My magical auto-virtualenv trick (without VirtualenvWrapper)

One thing that pissed me off a few days ago was working in a Python project with some modules and switching between virtualenvs every time[1]. So I quickly hacked a solution.

But before going further, let me say that the solution is highly based on VirtualenvWrapper — to the point that I’m using the same environment variables. I just didn’t want to install a whole package for a simple feature.

And, without further ado…

The whole thing started with two alias added in my .bashrc, one to create a virtualenv and another to “active” the virtualenv. Today, they look like this:

export WORKON_HOME=$HOME/Venv
function venv { source $WORKON_HOME/$1/bin/activate; }
function mkenv { virtualenv $WORKON_HOME/$1; venv $1; echo "$1" > ./.venv; }

Nothing fancy here: I’m using WORKON_HOME exactly as it is used with VirtualenvWrapper, to point the directory where all virtualenvs sit. Then, to avoid going full path to activate them, I can simply use venv <virtualenv-name> to activate any virtualenv and, finally, to create virtualenvs in the right directory, I have mkenv <virtualenv-name>. Simple as that.

One thing you may notice is that I’m saving the virtualenv name in a hidden file inside the current directory, called .venv. This is what makes the magic happen.

Then, I have this script + alias:

function _venv_cd { 
if [ ! -f $PWD/$1 -a "$VIRTUAL_ENV." != "."  ]; then 
    deactivate
fi;
\cd $1; 
if [ -f ./.venv ]; then 
    venv `cat ./.venv`; 
fi }
alias cd=_venv_cd

This basically replaces cd with my function, which checks if the target directory have a .venv and, if it does, activate the virtualenv (so I don’t need to use venv anymore in normal situations); if there is no .venv but a virtualenv is active, deactivate it.

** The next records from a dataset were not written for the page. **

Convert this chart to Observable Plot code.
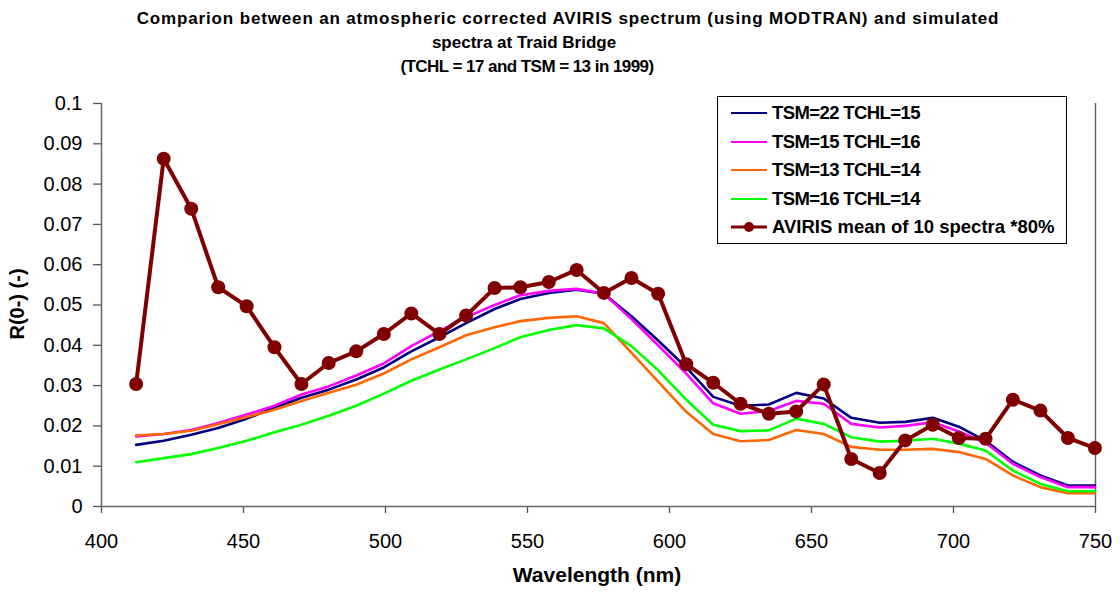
<!DOCTYPE html>
<html>
<head>
<meta charset="utf-8">
<script src="https://cdn.jsdelivr.net/npm/d3@7"></script>
<script src="https://cdn.jsdelivr.net/npm/@observablehq/plot@0.6"></script>
<style>
  body { margin: 0; background: #fff; font-family: "Liberation Sans", Arial, sans-serif; }
  #wrap { position: relative; width: 1120px; height: 592px; overflow: hidden; background: #fff; }
  #chart { position: absolute; left: 0; top: 0; }
  .t { position: absolute; white-space: nowrap; font-weight: bold; color: #000; transform: translate(-50%, -50%); }
  .title { font-size: 17px; }
  #legend { position: absolute; left: 717px; top: 96px; width: 350px; height: 148px; box-sizing: border-box; border: 1.3px solid #000; background: #fff; }
  .lrow { position: absolute; left: 13px; height: 28px; display: flex; align-items: center; font-weight: bold; font-size: 18.5px; white-space: nowrap; }
  .lrow svg { margin-right: 5px; }
</style>
</head>
<body>
<div id="wrap">
  <div id="chart"></div>
  <div class="t title" id="title1" style="left:568px; top:19px; letter-spacing:0.85px;"></div>
  <div class="t title" id="title2" style="left:524px; top:43px;"></div>
  <div class="t title" id="title3" style="left:527px; top:67px; letter-spacing:-0.55px;"></div>
  <div class="t" id="ylabel" style="left:17px; top:304px; font-size:20px; transform: translate(-50%, -50%) rotate(-90deg);"></div>
  <div class="t" id="xlabel" style="left:597px; top:575px; font-size:21px;"></div>
  <div id="legend"></div>
</div>
<script>
// ---- data ----
const titleLines = [
  "Comparion between an atmospheric corrected AVIRIS spectrum (using MODTRAN) and simulated",
  "spectra at Traid Bridge",
  "(TCHL = 17 and TSM = 13 in 1999)"
];
const xLabel = "Wavelength (nm)";
const yLabel = "R(0-) (-)";
const xTicks = [400, 450, 500, 550, 600, 650, 700, 750];
const yTicks = [0, 0.01, 0.02, 0.03, 0.04, 0.05, 0.06, 0.07, 0.08, 0.09, 0.1];

const wavelength = [412.2, 421.9, 431.6, 441.1, 451.1, 460.9, 470.4, 480.0, 489.7, 499.4,
  509.1, 519.0, 528.4, 538.4, 547.5, 557.5, 567.3, 576.9, 586.6, 596.0,
  605.9, 615.4, 625.0, 635.0, 644.6, 654.3, 664.0, 674.0, 683.0, 692.7,
  701.9, 711.3, 720.9, 730.6, 740.3, 749.8];

const seriesNames = ["TSM=22 TCHL=15", "TSM=15 TCHL=16", "TSM=13 TCHL=14", "TSM=16 TCHL=14", "AVIRIS mean of 10 spectra *80%"];

const tsm22_tchl15 = [0.0153, 0.0163, 0.0178, 0.0195, 0.0218, 0.0245, 0.0270, 0.0290, 0.0315, 0.0345,
  0.0385, 0.0420, 0.0455, 0.0490, 0.0515, 0.0530, 0.0538, 0.0528, 0.0472, 0.0412,
  0.0345, 0.0272, 0.0250, 0.0253, 0.0282, 0.0268, 0.0220, 0.0208, 0.0210, 0.0220,
  0.0198, 0.0163, 0.0111, 0.0077, 0.0052, 0.0052];
const tsm15_tchl16 = [0.0174, 0.0180, 0.0190, 0.0207, 0.0228, 0.0250, 0.0278, 0.0298, 0.0325, 0.0355,
  0.0398, 0.0435, 0.0470, 0.0500, 0.0524, 0.0535, 0.0540, 0.0528, 0.0465, 0.0400,
  0.0330, 0.0256, 0.0230, 0.0237, 0.0262, 0.0255, 0.0205, 0.0196, 0.0200, 0.0209,
  0.0186, 0.0158, 0.0106, 0.0073, 0.0048, 0.0048];
const tsm13_tchl14 = [0.0176, 0.0180, 0.0188, 0.0204, 0.0222, 0.0240, 0.0262, 0.0282, 0.0302, 0.0330,
  0.0365, 0.0395, 0.0425, 0.0445, 0.0460, 0.0468, 0.0472, 0.0455, 0.0382, 0.0310,
  0.0235, 0.0180, 0.0162, 0.0165, 0.0190, 0.0180, 0.0148, 0.0141, 0.0141, 0.0143,
  0.0135, 0.0118, 0.0077, 0.0048, 0.0033, 0.0033];
const tsm16_tchl14 = [0.0110, 0.0120, 0.0130, 0.0145, 0.0163, 0.0184, 0.0203, 0.0225, 0.0250, 0.0280,
  0.0312, 0.0340, 0.0365, 0.0393, 0.0420, 0.0438, 0.0450, 0.0442, 0.0398, 0.0338,
  0.0265, 0.0203, 0.0187, 0.0189, 0.0218, 0.0205, 0.0172, 0.0161, 0.0163, 0.0168,
  0.0156, 0.0139, 0.0089, 0.0056, 0.0038, 0.0038];
const aviris = [0.0304, 0.0863, 0.0739, 0.0544, 0.0497, 0.0395, 0.0304, 0.0356, 0.0385, 0.0428,
  0.0479, 0.0428, 0.0474, 0.0542, 0.0544, 0.0557, 0.0587, 0.0530, 0.0567, 0.0528,
  0.0353, 0.0307, 0.0255, 0.0230, 0.0236, 0.0303, 0.0118, 0.0083, 0.0164, 0.0203,
  0.0170, 0.0168, 0.0265, 0.0238, 0.0170, 0.0145];

// ---- styles (kept apart from the data) ----
const colors = ["#000080", "#ff00ff", "#ff6600", "#00ff00", "#800000"];
const modelValues = [tsm22_tchl15, tsm15_tchl16, tsm13_tchl14, tsm16_tchl14];

const rows = [];
modelValues.forEach((vals, k) => vals.forEach((v, i) => rows.push({ series: seriesNames[k], wl: wavelength[i], r: v })));
const avRows = aviris.map((v, i) => ({ series: seriesNames[4], wl: wavelength[i], r: v }));

const lineMarks = modelValues.map((_, k) =>
  Plot.line(rows.filter(d => d.series === seriesNames[k]), { x: "wl", y: "r", stroke: colors[k], strokeWidth: 2.6 })
);

const fmt = d => d === 0 ? "0" : String(+d.toFixed(2));

const chart = Plot.plot({
  width: 1120,
  height: 592,
  marginTop: 103,
  marginBottom: 86,
  marginLeft: 101,
  marginRight: 25,
  style: { fontFamily: '"Liberation Sans", Arial, sans-serif', fontSize: "20px", color: "#000", background: "transparent" },
  x: { domain: [400, 750] },
  y: { domain: [0, 0.1] },
  marks: [
    Plot.axisX({ ticks: xTicks, tickSize: 7, tickPadding: 20, label: null, fontSize: 20, stroke: "#555", strokeWidth: 1.3 }),
    Plot.axisY({ ticks: yTicks, tickSize: 8, tickPadding: 11, label: null, fontSize: 20, tickFormat: fmt, stroke: "#555", strokeWidth: 1.3 }),
    Plot.ruleX([xTicks[0], xTicks[xTicks.length - 1]], { stroke: "#666", strokeWidth: 1.5 }),
    Plot.ruleY([yTicks[0]], { stroke: "#666", strokeWidth: 1.5 }),
    ...lineMarks,
    Plot.line(avRows, { x: "wl", y: "r", stroke: colors[4], strokeWidth: 4 }),
    Plot.dot(avRows, { x: "wl", y: "r", r: 7, fill: colors[4], stroke: "none" })
  ]
});
document.getElementById("chart").appendChild(chart);

// titles and axis labels
document.getElementById("title1").textContent = titleLines[0];
document.getElementById("title2").textContent = titleLines[1];
document.getElementById("title3").textContent = titleLines[2];
document.getElementById("xlabel").textContent = xLabel;
document.getElementById("ylabel").textContent = yLabel;

// legend
const legend = document.getElementById("legend");
const rowCenters = [16, 44.6, 73.2, 101.8, 130.4];
seriesNames.forEach((name, k) => {
  const row = document.createElement("div");
  row.className = "lrow";
  row.style.top = (rowCenters[k] - 14) + "px";
  const isAv = k === 4;
  if (!isAv) row.style.letterSpacing = "-0.6px";
  row.innerHTML = `<svg width="36" height="28"><line x1="0" x2="36" y1="14" y2="14" stroke="${colors[k]}" stroke-width="${isAv ? 3.2 : 2.2}"/>${isAv ? `<circle cx="18" cy="14" r="5" fill="${colors[k]}"/>` : ""}</svg>`;
  const span = document.createElement("span");
  span.textContent = name;
  row.appendChild(span);
  legend.appendChild(row);
});
</script>
</body>
</html>
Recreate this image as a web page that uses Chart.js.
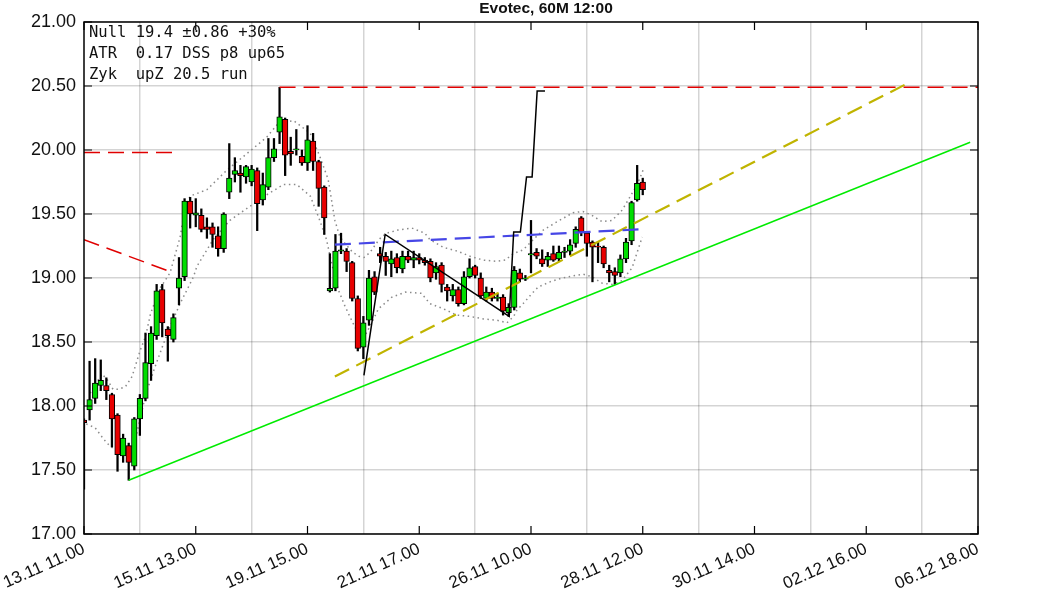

The only problema I still have is that going up inside the project/module won’t check if there is a .venv in any of the parent directories and, thus, would disable the virtualenv.

[1] It was just a matter of “keeping each with their own”. The whole project goes around creating modules for a web framework and each module must be capable of working standalone, without the others.